弁護人「全体的に縦にすれた傷がありますが、これはいつのものですか」

証人「分かりません」

弁護人「他の人から受け継いだもので分からないということですか」

証人「わかりません」

弁護人は弁護人席に戻った。その後別の弁護人に交代し、質問が続いた。

弁護人「証人が最初に対峙したときのことをうかがいますが、振り返って対峙したときの被告の表情は?」

証人「私の方に向かってくるような表情でした」

弁護人「おびえたような表情ではない?」

証人「そういった表情ではないです」

弁護人の尋問はこれで終了した。その後、検察官は証言台横の図面を調整し、トラックが突っ込んだ交差点近くを示した。

検察官「あなたと被告の間に車が止まっていたということですが、被告とかの位置は見えましたか」

証人「はい。邪魔にはなっていません」

検察官「対峙して被告がついてきた状況をうかがいます。その状況を事件の年の9月に警察庁で再現していますね。思いだしたことは?」

証人「ナイフに警棒を振り下ろしたのを思いだしました」

検察官「その際に踏み込んでくる被告の額に当たったのを意識しましたか」

証人「そう感じました」

検察官「防護衣の傷と中の板の傷は重ねると一致するのは確認しましたか」

証人「はい」

検察官の質問は終了。次に向かって左側の男性裁判官が、対峙したときの様子を尋問した。

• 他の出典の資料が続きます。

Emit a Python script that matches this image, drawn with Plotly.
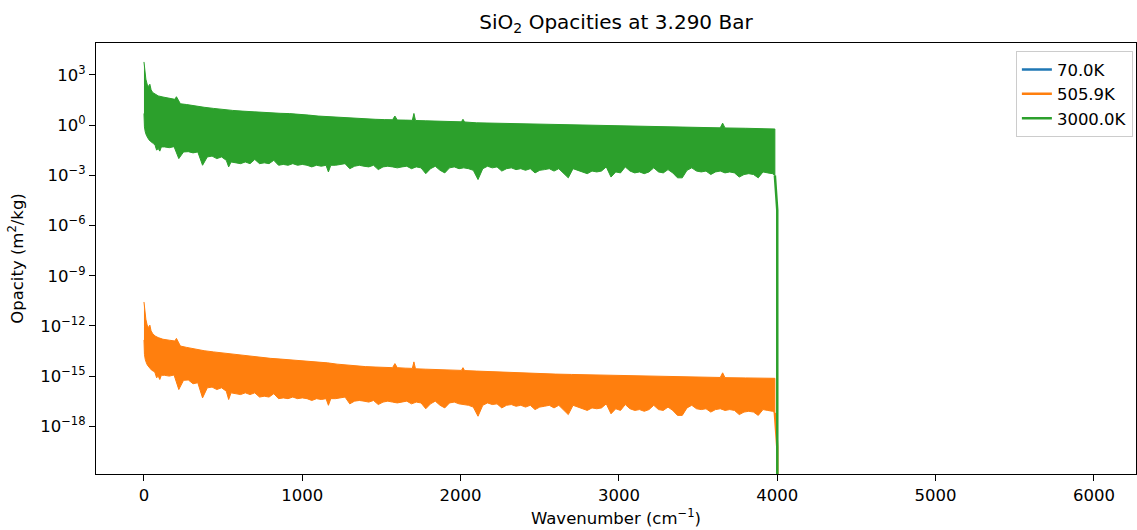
import numpy as np
import plotly.graph_objects as go

# ---------------------------------------------------------------------------
# Opacity spectra of SiO2 at 3.290 bar.  The line forest is far too dense to
# resolve at this size, so each spectrum is described by the upper and lower
# edges of its band (m^2/kg) on wavenumber grids (cm^-1).
# ---------------------------------------------------------------------------

# grid for the upper edge of both bands
upper_wn = [
    0, 5, 12, 20, 30, 37, 45, 55, 70, 90,
    120, 160, 195, 205, 215, 230, 270, 320, 380, 440,
    500, 560, 620, 680, 740, 800, 860, 920, 980, 1040,
    1100, 1160, 1220, 1280, 1340, 1400, 1460, 1520, 1570, 1585,
    1600, 1650, 1695, 1705, 1715, 1780, 1840, 1900, 1960, 2005,
    2015, 2025, 2100, 2200, 2300, 2400, 2500, 2600, 2700, 2800,
    2900, 3000, 3100, 3200, 3300, 3400, 3500, 3640, 3655, 3670,
    3800, 3900, 3985,
]

# grid for the lower edge of both bands
lower_wn = [
    0, 3, 8, 15, 22, 30, 40, 50, 60, 70,
    80, 90, 100, 110, 130, 160, 190, 220, 250, 280,
    310, 340, 370, 400, 430, 460, 490, 520, 535, 550,
    580, 610, 640, 670, 700, 730, 760, 790, 820, 850,
    880, 910, 940, 970, 1000, 1030, 1060, 1090, 1120, 1150,
    1165, 1180, 1210, 1240, 1270,
    1300, 1330, 1360, 1390, 1420, 1450, 1480, 1510, 1540, 1570,
    1600, 1630, 1660, 1690, 1720, 1750, 1780, 1810, 1840, 1870,
    1900, 1930, 1960, 1990, 2020, 2050, 2080, 2110, 2140, 2170,
    2200, 2230, 2260, 2290, 2320, 2350, 2380, 2410, 2440, 2470,
    2500, 2530, 2560, 2590, 2620, 2650, 2680, 2710, 2740, 2770,
    2800, 2830, 2860, 2890, 2920, 2950, 2980, 3010, 3040, 3070,
    3100, 3130, 3160, 3190, 3220, 3250, 3280, 3310, 3340, 3370,
    3400, 3430, 3460, 3490, 3520, 3550, 3580, 3610, 3640, 3670,
    3700, 3730, 3760, 3790, 3820, 3850, 3880, 3910, 3940, 3970,
    3985,
]

# 3000.0K
hot_upper = [
    6.0e3, 2.0e3, 5.6e2, 2.8e2, 2.0e2, 2.8e2, 1.3e2, 89, 71, 56,
    48, 40, 35, 50, 32, 19, 17, 14, 11.7, 10,
    8.5, 7.6, 6.9, 6.3, 5.8, 5.4, 5.1, 4.9, 4.6, 4.0,
    3.5, 3.2, 3.0, 2.75, 2.6, 2.4, 2.24, 2.14, 2.1, 3.5,
    2.04, 2.0, 1.95, 5.0, 1.9, 1.82, 1.74, 1.66, 1.62, 1.58,
    2.24, 1.55, 1.38, 1.32, 1.26, 1.2, 1.15, 1.1, 1.05, 1.0,
    0.95, 0.91, 0.87, 0.83, 0.79, 0.76, 0.72, 0.69, 1.32, 0.68,
    0.65, 0.62, 0.59,
]
hot_lower = [
    5.0, 0.79, 0.4, 0.25, 0.18, 0.14, 0.11, 0.089, 0.079, 0.063,
    0.032, 0.04, 0.028, 0.05, 0.05, 0.045, 0.052, 0.01, 0.025, 0.026,
    0.022, 0.025, 4.0e-3, 0.0126, 0.0141, 0.01, 0.0126, 7.9e-3, 3.2e-3, 6.3e-3,
    5.6e-3, 5.0e-3, 6.3e-3, 5.0e-3, 8.9e-3, 5.0e-3, 5.6e-3, 5.0e-3, 7.9e-3, 4.0e-3,
    4.5e-3, 4.0e-3, 5.0e-3, 4.0e-3, 4.5e-3, 4.0e-3, 3.2e-3, 4.0e-3, 3.5e-3, 4.0e-3,
    1.6e-3, 4.0e-3, 4.0e-3, 4.5e-3, 5.0e-3,
    2.5e-3, 3.5e-3, 4.0e-3, 3.5e-3, 3.2e-3, 4.0e-3, 2.2e-3, 3.2e-3, 3.5e-3, 3.2e-3,
    2.8e-3, 3.2e-3, 3.5e-3, 2.5e-3, 3.2e-3, 2.8e-3, 1.26e-3, 2.5e-3, 3.5e-3, 2.0e-3,
    1.4e-3, 2.8e-3, 3.2e-3, 2.5e-3, 2.8e-3, 2.5e-3, 2.0e-3, 5.6e-4, 2.5e-3, 3.5e-3,
    2.8e-3, 3.2e-3, 1.8e-3, 2.5e-3, 2.8e-3, 2.2e-3, 2.5e-3, 2.0e-3, 2.5e-3, 1.4e-3,
    2.0e-3, 2.2e-3, 2.5e-3, 1.8e-3, 2.5e-3, 1.4e-3, 7.1e-4, 2.5e-3, 2.0e-3, 1.6e-3,
    1.26e-3, 1.8e-3, 1.6e-3, 1.8e-3, 3.2e-3, 7.9e-4, 1.6e-3, 1.4e-3, 3.2e-3, 1.8e-3,
    1.4e-3, 1.6e-3, 1.26e-3, 1.6e-3, 2.8e-3, 1.6e-3, 1.4e-3, 2.2e-3, 1.4e-3, 7.1e-4,
    7.1e-4, 2.0e-3, 2.8e-3, 1.8e-3, 1.6e-3, 1.8e-3, 1.12e-3, 1.6e-3, 1.8e-3, 1.4e-3,
    1.6e-3, 1.4e-3, 7.9e-4, 1.12e-3, 1.26e-3, 1.12e-3, 7.1e-4, 1.6e-3, 1.4e-3, 1.26e-3,
    1.0e-3,
]

# 505.9K
warm_upper = [
    2.7e-11, 8.9e-12, 2.5e-12, 1.12e-12, 7.9e-13, 1.12e-12, 5.0e-13, 3.5e-13, 2.5e-13, 2.0e-13,
    1.6e-13, 1.4e-13, 1.26e-13, 1.8e-13, 1.12e-13, 6.3e-14, 5.2e-14, 4.2e-14, 3.3e-14, 2.8e-14,
    2.4e-14, 2.0e-14, 1.66e-14, 1.45e-14, 1.26e-14, 1.15e-14, 1.05e-14, 9.5e-15, 8.3e-15, 7.4e-15,
    6.8e-15, 6.2e-15, 5.2e-15, 4.5e-15, 4.0e-15, 3.7e-15, 3.5e-15, 3.3e-15, 3.2e-15, 5.6e-15,
    3.2e-15, 3.0e-15, 2.9e-15, 7.1e-15, 2.75e-15, 2.6e-15, 2.5e-15, 2.4e-15, 2.3e-15, 2.2e-15,
    3.2e-15, 2.14e-15, 2.0e-15, 1.82e-15, 1.66e-15, 1.51e-15, 1.41e-15, 1.32e-15, 1.26e-15, 1.2e-15,
    1.15e-15, 1.1e-15, 1.05e-15, 1.0e-15, 9.5e-16, 9.1e-16, 8.7e-16, 8.3e-16, 1.58e-15, 8.1e-16,
    7.8e-16, 7.6e-16, 7.4e-16,
]
warm_lower = [
    1.45e-13, 2.0e-14, 1.0e-14, 6.3e-15, 4.5e-15, 3.5e-15, 2.8e-15, 2.2e-15, 2.0e-15, 1.58e-15,
    7.9e-16, 1.0e-15, 6.3e-16, 1.12e-15, 1.12e-15, 1.0e-15, 1.17e-15, 1.58e-16, 5.6e-16, 5.9e-16,
    3.5e-16, 4.0e-16, 5.0e-17, 2.0e-16, 2.2e-16, 1.58e-16, 2.0e-16, 1.26e-16, 4.0e-17, 1.0e-16,
    8.9e-17, 7.9e-17, 1.0e-16, 7.9e-17, 1.0e-16, 5.6e-17, 6.3e-17, 5.6e-17, 8.9e-17, 4.5e-17,
    5.0e-17, 4.5e-17, 5.6e-17, 4.5e-17, 5.0e-17, 4.5e-17, 3.5e-17, 4.5e-17, 4.0e-17, 4.5e-17,
    1.8e-17, 4.5e-17, 4.5e-17, 5.0e-17, 5.6e-17,
    2.2e-17, 3.2e-17, 3.5e-17, 3.2e-17, 2.8e-17, 3.5e-17, 2.0e-17, 2.8e-17, 3.2e-17, 2.8e-17,
    2.5e-17, 2.8e-17, 3.2e-17, 2.2e-17, 2.8e-17, 2.5e-17, 1.12e-17, 2.2e-17, 3.2e-17, 1.8e-17,
    1.26e-17, 2.5e-17, 2.8e-17, 2.2e-17, 2.0e-17, 1.8e-17, 1.41e-17, 4.0e-18, 1.8e-17, 2.5e-17,
    2.0e-17, 2.2e-17, 1.26e-17, 1.8e-17, 2.0e-17, 1.58e-17, 1.8e-17, 1.41e-17, 1.8e-17, 1.0e-17,
    1.41e-17, 1.58e-17, 1.8e-17, 1.26e-17, 1.8e-17, 1.0e-17, 5.0e-18, 1.8e-17, 1.41e-17, 1.12e-17,
    8.9e-18, 1.26e-17, 1.12e-17, 1.26e-17, 2.2e-17, 5.6e-18, 1.12e-17, 8.9e-18, 2.0e-17, 1.12e-17,
    8.9e-18, 1.0e-17, 7.9e-18, 1.0e-17, 1.8e-17, 1.0e-17, 8.9e-18, 1.41e-17, 8.9e-18, 4.5e-18,
    4.5e-18, 1.26e-17, 1.8e-17, 1.12e-17, 1.0e-17, 1.12e-17, 7.1e-18, 1.0e-17, 1.12e-17, 8.9e-18,
    1.0e-17, 8.9e-18, 5.0e-18, 7.1e-18, 7.9e-18, 7.1e-18, 4.5e-18, 1.0e-17, 8.9e-18, 7.9e-18,
    6.3e-18,
]

# Band edge and beyond: the opacity collapses, then is zero to the grid end
tail_wn = [3985, 4000, 4005, 5970]
hot_tail = [1.0e-3, 8.5e-6, 0.0, 0.0]
warm_tail = [6.3e-18, 6.0e-20, 0.0, 0.0]

# 70.0K: zero everywhere on the grid
cold_wn = [0, 4000, 5970]
cold_opacity = [0.0, 0.0, 0.0]

labels = ["70.0K", "505.9K", "3000.0K"]
colors = ["#1f77b4", "#ff7f0e", "#2ca02c"]

for up, lo in [(hot_upper, hot_lower), (warm_upper, warm_lower)]:
    assert len(up) == len(upper_wn) and len(lo) == len(lower_wn)

FONT = "DejaVu Sans"
FS = 16.5
LW = 2.5


def clip_nonpositive(vals):
    # log axes cannot show zeros; push them far below the visible range
    arr = np.asarray(vals, dtype=float)
    return np.where(arr > 0, arr, 1e-300)


def band_outline(upper, lower):
    xs = list(upper_wn) + list(lower_wn[::-1])
    ys = list(upper) + list(lower[::-1])
    return xs, ys


fig = go.Figure()

fig.add_trace(go.Scatter(
    x=cold_wn, y=clip_nonpositive(cold_opacity), mode="lines",
    line=dict(color=colors[0], width=LW), name=labels[0],
))

for up, lo, tail, color, name in [
    (warm_upper, warm_lower, warm_tail, colors[1], labels[1]),
    (hot_upper, hot_lower, hot_tail, colors[2], labels[2]),
]:
    bx, by = band_outline(up, lo)
    fig.add_trace(go.Scatter(
        x=bx, y=by, mode="lines", fill="toself", fillcolor=color,
        line=dict(color=color, width=1.0), showlegend=False, hoverinfo="skip",
    ))
    fig.add_trace(go.Scatter(
        x=tail_wn, y=clip_nonpositive(tail), mode="lines",
        line=dict(color=color, width=LW), name=name,
    ))

exp_ticks = [3, 0, -3, -6, -9, -12, -15, -18]
ytickvals = [10.0 ** e for e in exp_ticks]
yticktext = ["10<sup>%s</sup>" % str(e).replace("-", "\u2212") for e in exp_ticks]

axis_common = dict(
    showline=True, linecolor="black", linewidth=1.3, mirror=True,
    ticks="outside", ticklen=6, tickwidth=1.3, tickcolor="black",
    showgrid=False, zeroline=False,
    tickfont=dict(family=FONT, size=FS, color="black"),
)

fig.update_layout(
    width=1137, height=530,
    margin=dict(l=96, r=1, t=43, b=56),
    paper_bgcolor="white", plot_bgcolor="white",
    font=dict(family=FONT, size=FS, color="black"),
    title=dict(
        text="SiO<sub>2</sub> Opacities at 3.290 Bar",
        x=0.5, xref="paper", xanchor="center",
        y=1 - 22 / 530, yref="container", yanchor="middle",
        font=dict(family=FONT, size=20, color="black"),
    ),
    xaxis=dict(
        range=[-303, 6266], tickvals=[0, 1000, 2000, 3000, 4000, 5000, 6000],
        title=dict(text="Wavenumber (cm<sup>\u22121</sup>)", standoff=8,
                   font=dict(family=FONT, size=FS, color="black")),
        **axis_common,
    ),
    yaxis=dict(
        type="log", range=[-20.85, 4.91], tickvals=ytickvals, ticktext=yticktext,
        title=dict(text="Opacity (m<sup>2</sup>/kg)", standoff=12,
                   font=dict(family=FONT, size=FS, color="black")),
        **axis_common,
    ),
    legend=dict(
        x=0.997, xanchor="right", y=0.981, yanchor="top",
        bgcolor="rgba(255,255,255,0.8)", bordercolor="#cccccc", borderwidth=1,
        font=dict(family=FONT, size=FS, color="black"),
        entrywidth=112, entrywidthmode="pixels",
    ),
    showlegend=True,
)

fig.write_html("out.html")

裁判官「被告に対峙したとき、警棒を「8」の字に振ったというのは意識してやったんですか」

証人「逮捕術の術科訓練でやった通りにやりました。凶器を振り回させないようにです」

裁判官「被告はすきを狙ってナイフを振ったように見えましたか」

証人「私もやるかやられるかだったので覚えていません」

裁判長「尋問としては終了です。示した図面に名前と日付を記入してください。長時間お疲れ様でした」

裁判長が尋問の終了を告げた。証人は、傍聴席や裁判長に一礼し、早足で退廷。ここで20分程度の休廷に入った。